BRIEF DESCRIPTION OF THE DRAWINGS
[0022] FIG. 1 is a diagram illustrating the configuration of an
apparatus for detecting an end point using decoding information in
accordance with an embodiment of the present invention.
[0023] FIG. 2 is a configuration illustrating the detailed
configuration of an end point discriminator employed in the
apparatus for detecting an end point using decoding information in
accordance with the embodiment of the present invention.
[0024] FIG. 3 is a flow chart showing the method for detecting an
end point using decoding information in accordance with the
embodiment of the present invention.
DESCRIPTION OF SPECIFIC EMBODIMENTS
[0025] Exemplary embodiments of the present invention will be
described below in more detail with reference to the accompanying
drawings. The present invention may, however, be embodied in
different forms and should not be construed as limited to the
embodiments set forth herein. Rather, these embodiments are
provided so that this disclosure will be thorough and complete, and
will fully convey the scope of the present invention to those
skilled in the art. Throughout the disclosure, like reference
numerals refer to like parts throughout the various figures and
embodiments of the present invention.
[0026] Hereafter, an apparatus for detecting an end point using
decoding information in accordance with an embodiment of the
present invention will be described in detail with reference to the
accompanying drawings. FIG. 1 is a diagram illustrating the
configuration of the apparatus for detecting an end point using
decoding information in accordance with the embodiment of the
present invention. FIG. 2 is a configuration illustrating the
detailed configuration of an end point discriminator employed in
the apparatus for detecting an end point using decoding information
in accordance with the embodiment of the present invention.

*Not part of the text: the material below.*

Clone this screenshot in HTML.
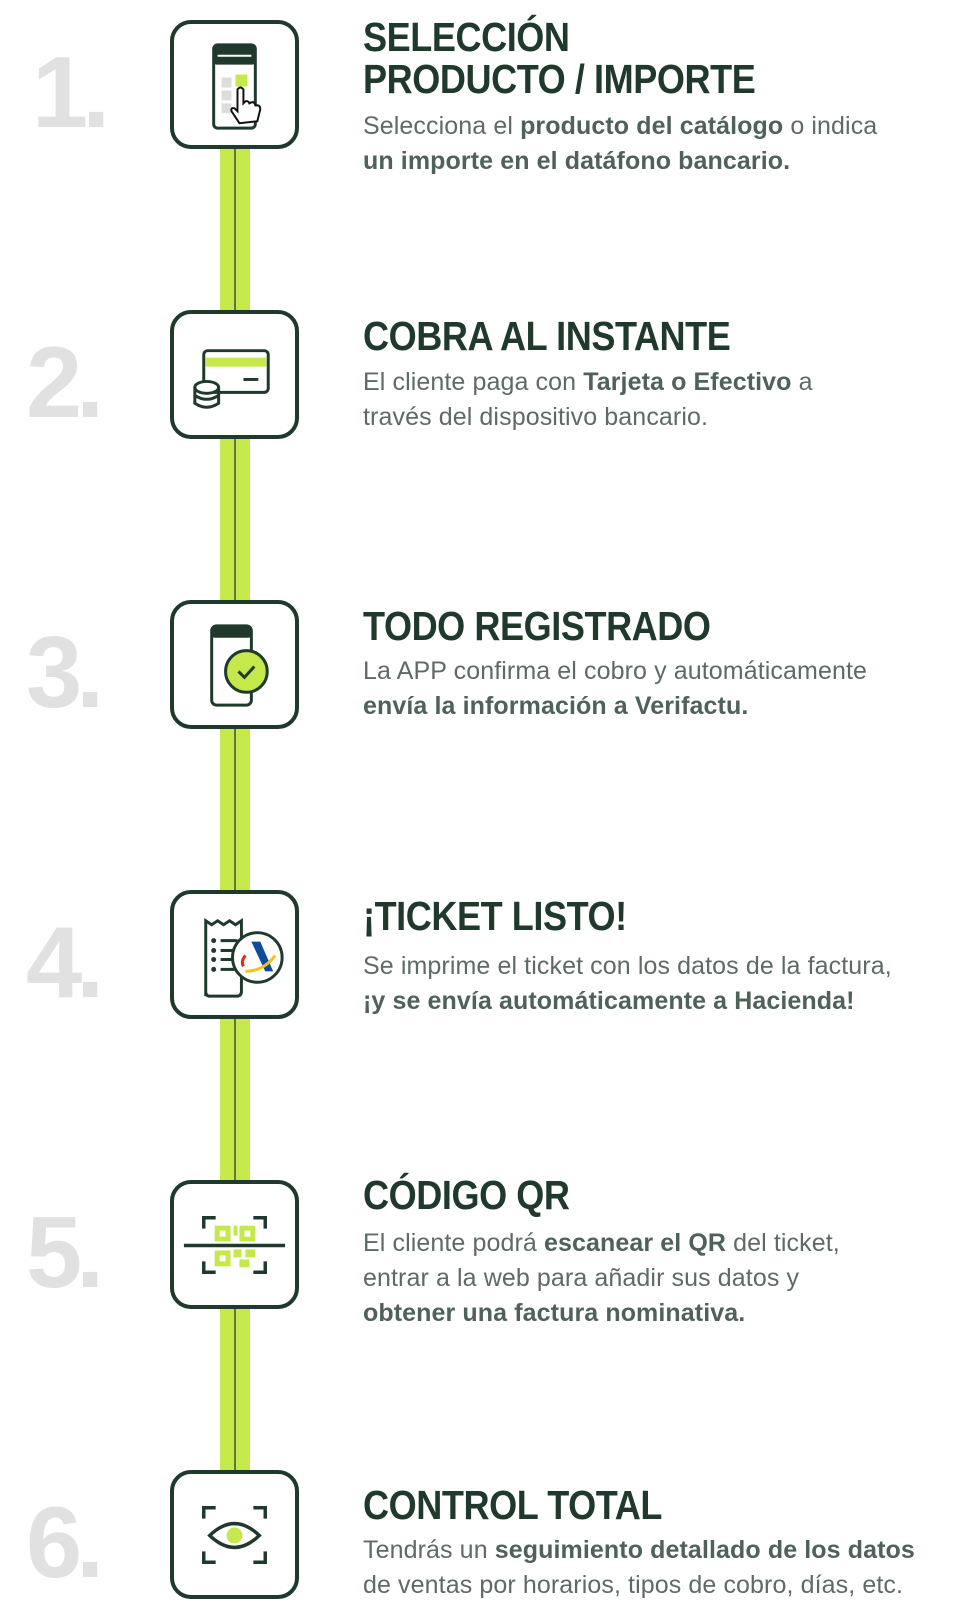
<!DOCTYPE html>
<html><head><meta charset="utf-8"><style>
body{margin:0;width:958px;height:1616px;background:#fff;position:relative;overflow:hidden;font-family:"Liberation Sans",sans-serif}
.bar{position:absolute;left:220px;width:30px;background:#c5e84a}
.bar:after{content:"";position:absolute;left:14px;top:0;bottom:0;width:2px;background:#5d7a3c}
.box{position:absolute;left:170px;width:121px;height:121px;border:4px solid #1f3a2c;border-radius:21px;background:#fff}
.box svg{position:absolute;left:0;top:0}
.num{position:absolute;left:26px;font-weight:bold;font-size:101px;color:#e0e1e0;letter-spacing:-6px;line-height:1}
.t{position:absolute;left:363px;font-weight:bold;font-size:41px;color:#1f3a2c;line-height:42px;transform:scaleX(.88);transform-origin:left;white-space:nowrap;letter-spacing:-.5px}
.d{position:absolute;left:363px;font-size:25px;color:#5e6b64;line-height:35px;white-space:nowrap;letter-spacing:.1px}
.d b{color:#4f6259}
</style></head><body>
<div class="bar" style="top:145px;height:1330px"></div>

<div class="num" style="top:43px;left:32px">1.</div>
<div class="num" style="top:333px">2.</div>
<div class="num" style="top:623px">3.</div>
<div class="num" style="top:913px">4.</div>
<div class="num" style="top:1203px">5.</div>
<div class="num" style="top:1493px">6.</div>

<div class="box" style="top:20px"><svg width="121" height="121" viewBox="0 0 122 122">
<rect x="40" y="21" width="42" height="84" rx="4" fill="#fff" stroke="#1f3a2c" stroke-width="3"/>
<rect x="40" y="21" width="42" height="20" rx="3" fill="#1f3a2c"/>
<line x1="44" y1="32" x2="78" y2="32" stroke="#fff" stroke-width="2"/>
<rect x="48" y="54" width="10" height="10" fill="#ddd"/><rect x="48" y="67" width="10" height="10" fill="#ddd"/><rect x="48" y="80" width="10" height="10" fill="#ddd"/>
<rect x="62" y="51" width="12" height="12" fill="#c5e84a"/>
<path d="M66 100 L58 88 Q57 84 61 85 L64 88 L64 66 Q67 62 70 66 L70 80 L72 78 Q75 77 76 80 L78 79 Q81 78 82 82 L84 82 Q87 82 87 86 L84 98 Z" fill="#fff" stroke="#111" stroke-width="2"/>
</svg></div>
<div class="t" style="top:16px">SELECCIÓN<br>PRODUCTO / IMPORTE</div>
<div class="d" style="top:109px">Selecciona el <b>producto del catálogo</b> o indica<br><b>un importe en el datáfono bancario.</b></div>

<div class="box" style="top:310px"><svg width="121" height="121" viewBox="0 0 122 122">
<rect x="30" y="37" width="65" height="42" rx="4" fill="#fff" stroke="#1f3a2c" stroke-width="3"/>
<rect x="32" y="44" width="61" height="9" fill="#c5e84a"/>
<line x1="70" y1="66" x2="85" y2="66" stroke="#1f3a2c" stroke-width="3"/>
<ellipse cx="33" cy="74" rx="12" ry="6" fill="#fff" stroke="#1f3a2c" stroke-width="3"/>
<path d="M21 74 V90 Q33 98 45 90 V74 M21 82 Q33 90 45 82" fill="none" stroke="#1f3a2c" stroke-width="3"/>
</svg></div>
<div class="t" style="top:315px">COBRA AL INSTANTE</div>
<div class="d" style="top:365px">El cliente paga con <b>Tarjeta o Efectivo</b> a<br>través del dispositivo bancario.</div>

<div class="box" style="top:600px"><svg width="121" height="121" viewBox="0 0 122 122">
<rect x="38" y="22" width="40" height="80" rx="5" fill="#fff" stroke="#1f3a2c" stroke-width="3"/>
<rect x="38" y="22" width="40" height="12" rx="3" fill="#1f3a2c"/>
<circle cx="73" cy="68" r="21" fill="#c5e84a" stroke="#1f3a2c" stroke-width="3"/>
<path d="M65 68 L71 74 L81 63" fill="none" stroke="#1f3a2c" stroke-width="3"/>
</svg></div>
<div class="t" style="top:605px">TODO REGISTRADO</div>
<div class="d" style="top:654px">La APP confirma el cobro y automáticamente<br><b>envía la información a Verifactu.</b></div>

<div class="box" style="top:890px"><svg width="121" height="121" viewBox="0 0 122 122">
<path d="M32 103 V27 L38 31 L44 27 L50 31 L56 27 L62 31 L68 27 V98 Q68 103 63 103 H36 Q32 103 32 98Z" fill="#fff" stroke="#1f3a2c" stroke-width="3"/>
<circle cx="40" cy="47" r="2.5" fill="#1f3a2c"/><circle cx="40" cy="57" r="2.5" fill="#1f3a2c"/><circle cx="40" cy="66" r="2.5" fill="#1f3a2c"/><circle cx="40" cy="76" r="2.5" fill="#1f3a2c"/>
<path d="M47 47H64M47 57H64M47 66H64M47 76H64" stroke="#1f3a2c" stroke-width="3"/>
<circle cx="84" cy="64" r="25" fill="#fff" stroke="#1f3a2c" stroke-width="3"/>
<path d="M78 48 H87 L100 78 H92 Z" fill="#0b4c9c"/>
<path d="M72 78 Q90 78 102 62" fill="none" stroke="#f3c21c" stroke-width="3"/>
<path d="M72 62 Q67 68 70 73" fill="none" stroke="#d92c1c" stroke-width="3"/>
</svg></div>
<div class="t" style="top:895px">¡TICKET LISTO!</div>
<div class="d" style="top:949px">Se imprime el ticket con los datos de la factura,<br><b>¡y se envía automáticamente a Hacienda!</b></div>

<div class="box" style="top:1180px"><svg width="121" height="121" viewBox="0 0 122 122">
<path d="M30 45 V34 H42 M80 34 H92 V45 M30 78 V89 H42 M80 89 H92 V78" fill="none" stroke="#1f3a2c" stroke-width="3.5"/>
<g fill="#c5e84a"><rect x="41" y="42" width="16" height="16"/><rect x="66" y="42" width="16" height="16"/><rect x="41" y="67" width="16" height="16"/><rect x="60" y="42" width="4" height="10"/><rect x="60" y="66" width="8" height="8"/><rect x="72" y="66" width="10" height="8"/><rect x="66" y="76" width="10" height="8"/></g>
<g fill="#fff"><rect x="46" y="47" width="6" height="6"/><rect x="71" y="47" width="6" height="6"/><rect x="46" y="72" width="6" height="6"/></g>
<line x1="10" y1="62" x2="112" y2="62" stroke="#1f3a2c" stroke-width="3.5"/>
</svg></div>
<div class="t" style="top:1174px">CÓDIGO QR</div>
<div class="d" style="top:1226px">El cliente podrá <b>escanear el QR</b> del ticket,<br>entrar a la web para añadir sus datos y<br><b>obtener una factura nominativa.</b></div>

<div class="box" style="top:1470px"><svg width="121" height="121" viewBox="0 0 122 122">
<path d="M30 45 V34 H42 M80 34 H92 V45 M30 78 V89 H42 M80 89 H92 V78" fill="none" stroke="#1f3a2c" stroke-width="3.5"/>
<path d="M36 62 Q61 38 86 62 Q61 86 36 62Z" fill="#fff" stroke="#1f3a2c" stroke-width="3.5"/>
<circle cx="61" cy="62" r="8" fill="#c5e84a"/>
</svg></div>
<div class="t" style="top:1484px">CONTROL TOTAL</div>
<div class="d" style="top:1533px">Tendrás un <b>seguimiento detallado de los datos</b><br>de ventas por horarios, tipos de cobro, días, etc.</div>
</body></html>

[0027] Referring to FIG. 1, the apparatus for detecting an end
point using decoding information in accordance with the embodiment
of the present invention includes an end point detector 110, a
decoder 120, and an end point discriminator 130.
[0028] The end point detector 110 is configured to receive an
acoustic signal from outside and detect end points of a speech
signal contained in the acoustic signal. In this case, the end
point detector 110 detects the start and end points of the acoustic
signal according to end point detection (EPD). Furthermore, the end
point detector 110 detects the end points of the speech signal
contained in the received acoustic signal using the energy and
entropy-based characteristics of a time-frequency region of the
acoustic signal, uses a voiced speech frame ratio (VSFR) to
determine whether the acoustic signal is a voiced speech or not,
and provides speech marking information indicating the start and
end points of the speech.
[0029] The VSFR indicates the ratio of the entire speed frame to a
voiced speech frame. The human speaking necessarily contains a
voiced speech for a predetermined period or more. Therefore, such a
characteristic may be used to easily discriminate a speech section
and a non-speech section of the input acoustic signal.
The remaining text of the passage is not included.